Redirecting and distracting a baby
- When your baby is doing something that is dangerous or not appropriate, move your baby to another part of the room and redirect him to a safer activity or toy.
- Help your baby with the activity for about 30 to 45 seconds. This will help your baby become involved enough in the new activity that he will hopefully not return immediately to the undesired activity.
- If your baby immediately returns to the undesired activity, say “No” in a firm but not a scary voice and redirect again.
This redirecting and distracting may need to be done many times until your baby understands that certain things and/or activities are off-limits. Babies will then learn when Mom or Dad says “No” they need to redirect and won’t need your help in that quite as often. A baby that has had a hand slapped repeatedly will not learn how to redirect with the word “No” as easily. Hand slapping stops the behavior in the short run, but redirection and distraction teaches a child a strategy when a behavior is undesirable.
Discipline lessons in the first year.
- The world is a great place and I have loving parents.
- I can entertain myself for a short amount of time and wait for attention from Mom or Dad.

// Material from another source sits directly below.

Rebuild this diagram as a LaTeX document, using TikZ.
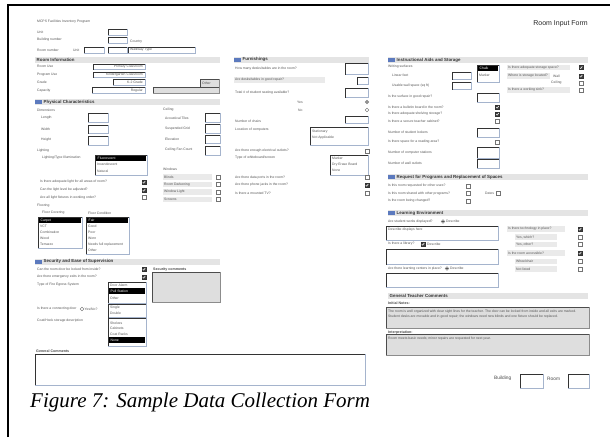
\documentclass[tikz,border=0pt]{standalone}
\usepackage{fontspec}
\setmainfont{Liberation Sans}
\newfontfamily\capfont{Liberation Serif}

\definecolor{headbg}{RGB}{228,228,228}
\definecolor{headicon}{RGB}{92,122,190}
\definecolor{fieldedge}{RGB}{165,180,205}
\definecolor{graybox}{RGB}{222,222,222}
\definecolor{graybar}{RGB}{234,234,234}
\definecolor{lbltext}{RGB}{85,85,85}

\tikzset{
  lbl/.style={anchor=west, inner sep=0pt, font=\fontsize{3.4}{4}\selectfont, text=lbltext},
  lblb/.style={lbl, font=\fontsize{3.6}{4}\selectfont\bfseries, text=black!70},
  head/.style={anchor=west, inner sep=0pt, font=\fontsize{4.4}{5}\selectfont\bfseries, text=black!80},
  formtitle/.style={anchor=east, inner sep=0pt, font=\fontsize{7}{8}\selectfont, text=black!85},
  bigl/.style={anchor=west, inner sep=0pt, font=\fontsize{4.8}{5}\selectfont, text=black!70},
}

% text input field: light frame with a dark inset on top and left
\newcommand{\inbox}[4]{%
  \filldraw[fill=white, draw=fieldedge, line width=0.6pt] (#1,#2) rectangle (#3,#4);
  \draw[black!80, line width=0.9pt] (#1,#4) -- (#1,#2) -- (#3,#2);}
% grey read-only box
\newcommand{\grbox}[4]{%
  \filldraw[fill=graybox, draw=black!45, line width=0.5pt] (#1,#2) rectangle (#3,#4);
  \draw[black!70, line width=0.8pt] (#1,#4) -- (#1,#2) -- (#3,#2);}
% check boxes and radio buttons
\newcommand{\cbx}[2]{\filldraw[fill=white, draw=black!55, line width=0.4pt] (#1,#2) rectangle ++(4,4);}
\newcommand{\cbxon}[2]{%
  \filldraw[fill=black!75, draw=black!80, line width=0.4pt] (#1,#2) rectangle ++(4,4);
  \draw[white, line width=0.5pt] (#1+0.8,#2+2.2) -- (#1+1.7,#2+3.1) -- (#1+3.3,#2+0.9);}
\newcommand{\rdo}[2]{\filldraw[fill=white, draw=black!60, line width=0.4pt] (#1,#2) circle[radius=1.8];}
\newcommand{\rdoon}[2]{\rdo{#1}{#2}\fill[black!80] (#1,#2) circle[radius=0.9];}
% labels
\newcommand{\lbl}[4]{\node[lbl] (#1) at (#2,#3) {#4};}
\newcommand{\gbar}[5]{\fill[graybar] (#2,#3-2.6) rectangle (#4,#3+2.6); \node[lbl] (#1) at (#2+1,#3) {#5};}
\newcommand{\hitm}[5]{\fill[black] (#2,#3-2.6) rectangle (#4,#3+2.6); \node[lbl, text=white] (#1) at (#2+1.5,#3) {#5};}
% section headers
\newcommand{\secthead}[5]{\fill[headbg] (#2,#3) rectangle (#4,#3+6); \node[head] (#1) at (#2+1.5,#3+3) {#5};}
\newcommand{\secticon}[5]{\fill[headbg] (#2,#3) rectangle (#4,#3+6);
  \fill[headicon] (#2,#3+1) rectangle (#2+7,#3+5); \node[head] (#1) at (#2+8.5,#3+3) {#5};}

\begin{document}
\begin{tikzpicture}[x=1pt, y=-1pt]
\useasboundingbox (0,0) rectangle (610,437);
\fill[white] (0,0) rectangle (610,437);

% page frame
\draw[line width=2pt] (8.3,437) -- (8.3,5) -- (610,5);

% ---------- header ----------
\lbl{hdr}{37}{22}{MCPS Facilities Inventory Program}
\lbl{unitl}{37}{32}{Unit}
\inbox{108}{29}{127}{35}
\lbl{bldl}{37}{39.5}{Building number}
\inbox{108}{37}{127}{43}
\lbl{cntl}{130}{42}{Country}
\lbl{rooml}{37}{50}{Room number}
\lbl{unit2}{73}{50}{Unit}
\inbox{84}{47}{104}{53}
\inbox{108}{47}{127}{53}
\inbox{128}{47}{195}{53}
\lbl{walk}{130}{50}{Walkway Type}

% ---------- room information ----------
\secthead{secroom}{35}{57}{220}{Room Information}
\lbl{ruse}{37}{66.7}{Room Use}
\inbox{93}{64}{145}{69.5}
\node[lbl, anchor=east] (rusev) at (143,66.8) {Primary Classroom};
\lbl{puse}{37}{74.7}{Program Use}
\inbox{93}{72}{145}{77.5}
\node[lbl, anchor=east] (pusev) at (143,74.8) {Kindergarten Classroom};
\lbl{grd}{37}{82.3}{Grade}
\inbox{113}{79.5}{145}{85}
\node[lbl, anchor=east] (grdv) at (143,82.3) {K-2 Grade};
\grbox{200}{79}{219}{87}
\lbl{grdo}{202}{83}{Other}
\lbl{capl}{37}{90.3}{Capacity}
\inbox{92}{87.5}{145}{93}
\node[lbl, anchor=east] (capv) at (143,90.3) {Regular};
\grbox{153}{87.5}{219}{93}

% ---------- physical characteristics ----------
\secticon{secphys}{35}{99}{220}{Physical Characteristics}
\lbl{dim}{37}{110}{Dimensions}
\lbl{len}{41}{118}{Length}
\inbox{88}{113.5}{108}{122}
\lbl{wid}{41}{129}{Width}
\inbox{88}{125}{108}{133.5}
\lbl{hgt}{41}{140}{Height}
\inbox{88}{136.5}{108}{145}

\lbl{ceil}{163}{110}{Ceiling}
\lbl{ceil1}{165}{118}{Acoustical Tiles}
\inbox{205}{113}{220}{122}
\lbl{ceil2}{165}{128.5}{Suspended Grid}
\inbox{205}{124}{220}{133}
\lbl{ceil3}{165}{139}{Elevation}
\inbox{205}{135}{220}{143.5}
\lbl{ceil4}{165}{150}{Ceiling Fan Count}
\inbox{205}{146}{220}{155}

\lbl{light}{37}{151}{Lighting}
\lbl{lightt}{42}{158}{Lighting/Type Illumination}
\inbox{95}{155}{147}{175}
\hitm{li1}{96}{158.3}{146.4}{Fluorescent}
\lbl{li2}{97}{164.5}{Incandescent}
\lbl{li3}{97}{171}{Natural}

\lbl{q1}{40}{182}{Is there adequate light for all areas of room?}
\cbxon{142}{180}
\lbl{q2}{40}{190}{Can the light level be adjusted?}
\cbxon{142}{188}
\lbl{q3}{40}{197.5}{Are all light fixtures in working order?}
\cbx{142}{195.5}

\lbl{win}{163}{169}{Windows}
\gbar{w1}{163}{177}{212}{Blinds}
\cbx{216}{175}
\gbar{w2}{163}{184.5}{212}{Room Darkening}
\cbx{216}{182.5}
\gbar{w3}{163}{192}{212}{Window Light}
\cbx{216}{190}
\gbar{w4}{163}{199.5}{212}{Screens}
\cbx{216}{197.5}

\lbl{floor}{37}{206}{Flooring}
\lbl{fcov}{42}{213}{Floor Covering}
\inbox{38}{217}{82}{248}
\hitm{fc1}{39}{220.5}{81.4}{Carpet}
\lbl{fc2}{40}{226.5}{VCT}
\lbl{fc3}{40}{232.5}{Combination}
\lbl{fc4}{40}{238.5}{Wood}
\lbl{fc5}{40}{244.3}{Terrazzo}
\lbl{fcond}{88}{213}{Floor Condition}
\inbox{86}{217}{129}{254}
\hitm{fd1}{87}{220.5}{128.4}{Fair}
\lbl{fd2}{88}{226.5}{Good}
\lbl{fd3}{88}{232.5}{Poor}
\lbl{fd4}{88}{238.5}{Worn}
\lbl{fd5}{88}{244.3}{Needs full replacement}
\lbl{fd6}{88}{250}{Other}

% ---------- security ----------
\secticon{secsec}{35}{258.5}{220}{Security and Ease of Supervision}
\lbl{s1}{37}{269}{Can the room door be locked from inside?}
\cbxon{142}{267}
\lbl{s2}{37}{277}{Are there emergency exits in the room?}
\cbxon{142}{275}
\lbl{s3}{37}{285}{Type of Fire Egress System}
\inbox{108}{282}{146}{303}
\lbl{e1}{110}{285.5}{Door Alarm}
\hitm{e2}{109}{291}{145.4}{Pull Station}
\lbl{e3}{110}{298}{Other}
\node[lblb] (scom) at (153,270) {Security comments};
\grbox{152}{272}{220}{302}
\lbl{s4}{37}{309}{Is there a connecting door}
\rdo{82}{309}
\lbl{s4b}{84.5}{309}{Yes/No?}
\inbox{108}{304}{146}{317.5}
\lbl{d1}{110}{307.5}{Single}
\lbl{d2}{110}{313}{Double}
\lbl{s5}{37}{321}{Coat/Hook storage description}
\inbox{108}{318.5}{146}{346}
\lbl{h1}{110}{323}{Shelves}
\lbl{h2}{110}{328.5}{Cabinets}
\lbl{h3}{110}{334}{Coat Racks}
\hitm{h4}{109}{340}{145.4}{None}

\node[lblb] (gcom) at (36,351) {General Comments};
\inbox{35}{354}{365}{385}

% ---------- furnishings ----------
\secticon{secfurn}{234}{56.5}{369}{Furnishings}
\lbl{m1}{235}{69}{How many desks/tables are in the room?}
\inbox{345}{63.5}{368}{74.5}
\gbar{m2}{234}{80}{325}{Are desks/tables in good repair?}
\inbox{357}{77}{368}{84.5}
\lbl{m3}{235}{93}{Total \# of student seating available?}
\inbox{345}{88.5}{368}{97.5}
\lbl{yes}{297}{102}{Yes}
\rdoon{367}{102}
\lbl{no}{298}{110}{No}
\rdo{367}{110}
\lbl{m4}{235}{121}{Number of chairs}
\inbox{345}{116.5}{368}{123}
\lbl{m5}{235}{130}{Location of computers}
\inbox{310}{127}{368}{145}
\lbl{c1}{312}{132}{Stationary}
\lbl{c2}{312}{137.5}{Not Applicable}
\lbl{m6}{235}{151}{Are there enough electrical outlets?}
\cbx{365}{149}
\lbl{m7}{235}{157.5}{Type of whiteboard/screen}
\inbox{330}{155}{368}{175}
\lbl{b1}{332}{158.5}{Marker}
\lbl{b2}{332}{164.5}{Dry Erase Board}
\lbl{b3}{332}{170.5}{None}
\lbl{m8}{235}{177.5}{Are there data ports in the room?}
\cbx{365}{175.5}
\lbl{m9}{235}{185}{Are there phone jacks in the room?}
\cbxon{365}{183}
\lbl{m10}{235}{193}{Is there a mounted TV?}
\cbx{365}{191}

% ---------- instructional aids and storage ----------
\node[formtitle] (title) at (588,24) {Room Input Form};
\secticon{secaids}{388}{57}{588}{Instructional Aids and Storage}
\lbl{a0}{388}{67}{Writing surfaces}
\lbl{a1}{392}{75.5}{Linear feet}
\inbox{452}{72}{471}{79.5}
\lbl{a2}{392}{85.5}{Usable wall space (sq ft)}
\inbox{452}{82}{471}{89.5}
\inbox{477}{65}{499}{82}
\hitm{ws1}{478}{68.5}{498.4}{Chalk}
\lbl{ws2}{479}{75}{Marker}
\lbl{a3}{388}{97}{Is the surface in good repair?}
\inbox{477}{93}{499}{102}
\lbl{a4}{388}{107}{Is there a bulletin board in the room?}
\cbxon{495.5}{105}
\lbl{a5}{388}{114}{Is there adequate shelving storage?}
\cbxon{495.5}{112}
\lbl{a6}{388}{121}{Is there a secure teacher cabinet?}
\cbx{495.5}{119}
\lbl{a7}{388}{132}{Number of student lockers}
\inbox{477}{128}{499}{137}
\lbl{a8}{388}{142}{Is there space for a reading area?}
\cbx{495.5}{140}
\lbl{a9}{388}{153}{Number of computer stations}
\inbox{477}{147.5}{499}{158}
\lbl{a10}{388}{163}{Number of wall outlets}
\inbox{477}{159}{499}{168}

\gbar{rt1}{507}{67.5}{570}{Is there adequate storage space?}
\cbxon{579}{65.5}
\gbar{rt2}{507}{76}{550}{Where is storage located?}
\lbl{rt2b}{553}{76}{Wall}
\cbxon{579}{74}
\lbl{rt3}{551}{83}{Ceiling}
\cbx{579}{81}
\gbar{rt4}{507}{90}{570}{Is there a working sink?}
\cbx{579}{88}

% ---------- requests ----------
\secticon{secreq}{388}{174}{588}{Request for Programs and Replacement of Spaces}
\lbl{r1}{388}{186}{Is this room requested for other uses?}
\cbx{466}{184}
\lbl{r2}{388}{193.5}{Is this room shared with other programs?}
\cbx{466}{191.5}
\lbl{r2b}{485}{193.5}{Dates}
\cbx{496}{191.5}
\lbl{r3}{388}{201}{Is the room being changed?}
\cbx{466}{199}

% ---------- learning environment ----------
\secticon{seclearn}{388}{210}{588}{Learning Environment}
\lbl{l1}{388}{221.5}{Are student works displayed?}
\rdoon{443}{221.5}
\lbl{l1b}{446}{221.5}{Describe}
\inbox{386}{226}{498}{240}
\lbl{l1t}{388}{229.5}{Describe displays here}
\lbl{l2}{388}{244}{Is there a library?}
\cbxon{421}{242}
\lbl{l2b}{427}{244}{Describe}
\inbox{386}{249.5}{498}{264.5}
\lbl{l3}{388}{268.5}{Are there learning centers in place?}
\rdoon{447}{268.5}
\lbl{l3b}{450}{268.5}{Describe}
\inbox{386}{273.5}{498}{287}

\gbar{e1r}{507}{229}{565}{Is there technology in place?}
\cbxon{578}{227}
\gbar{e2r}{515}{237}{557}{Yes, which?}
\cbx{578}{235}
\gbar{e3r}{515}{244.5}{557}{Yes, other?}
\cbx{578}{242.5}
\gbar{e4r}{507}{253}{565}{Is the room accessible?}
\cbxon{578}{251}
\gbar{e5r}{515}{261.5}{557}{Wheelchair}
\cbx{578}{259.5}
\gbar{e6r}{515}{269}{557}{Not listed}
\cbx{578}{267}

% ---------- teacher comments ----------
\secthead{secgen}{388}{293}{588}{General Teacher Comments}
\node[lblb] (g1) at (388,303) {Initial Notes:};
\grbox{386}{307}{589}{328}
\lbl{g1a}{388}{311.5}{The room is well organized with clear sight lines for the teacher. The door can be locked from inside and all exits are marked.}
\lbl{g1b}{388}{316.5}{Student desks are movable and in good repair; the windows need new blinds and one fixture should be replaced.}
\node[lblb] (g2) at (388,332.5) {Interpretation:};
\grbox{386}{334.5}{589}{355}
\lbl{g2a}{388}{339}{Room meets basic needs; minor repairs are requested for next year.}

\node[bigl] (bld) at (494,378.5) {Building};
\inbox{520}{374}{543}{388}
\node[bigl] (rm) at (547,378.5) {Room};
\inbox{568}{374}{589}{388}

% caption
\node[anchor=base west, inner sep=0pt, font=\capfont\itshape\fontsize{21}{24}\selectfont] (cap) at (30,407) {Figure 7: Sample Data Collection Form};
\end{tikzpicture}
\end{document}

- When I cooperate, it is more fun!
- If I challenge Mom and Dad with a behavior that is not safe or undesirable, they react consistently and not in a scary manner.
- “No” means stop, and I am learning to find a new activity when I hear the word.
Distraction and redirection is an important discipline tool that works for toddlers too. Remember, consistency is so important and attention to positive behavior only is the key. We don’t have to be loud, scary, or use spanking or hand slapping to establish boundaries for our children. We need love, consistency, patience, a plan, a little creativity, a good night’s sleep and an occasional piece of chocolate 🙂 to provide the loving discipline every child needs.
More tips and techniques to come!
Take a breath, enjoy the joyful moments of each day, and remember you don’t have to be perfect to be the perfect parent.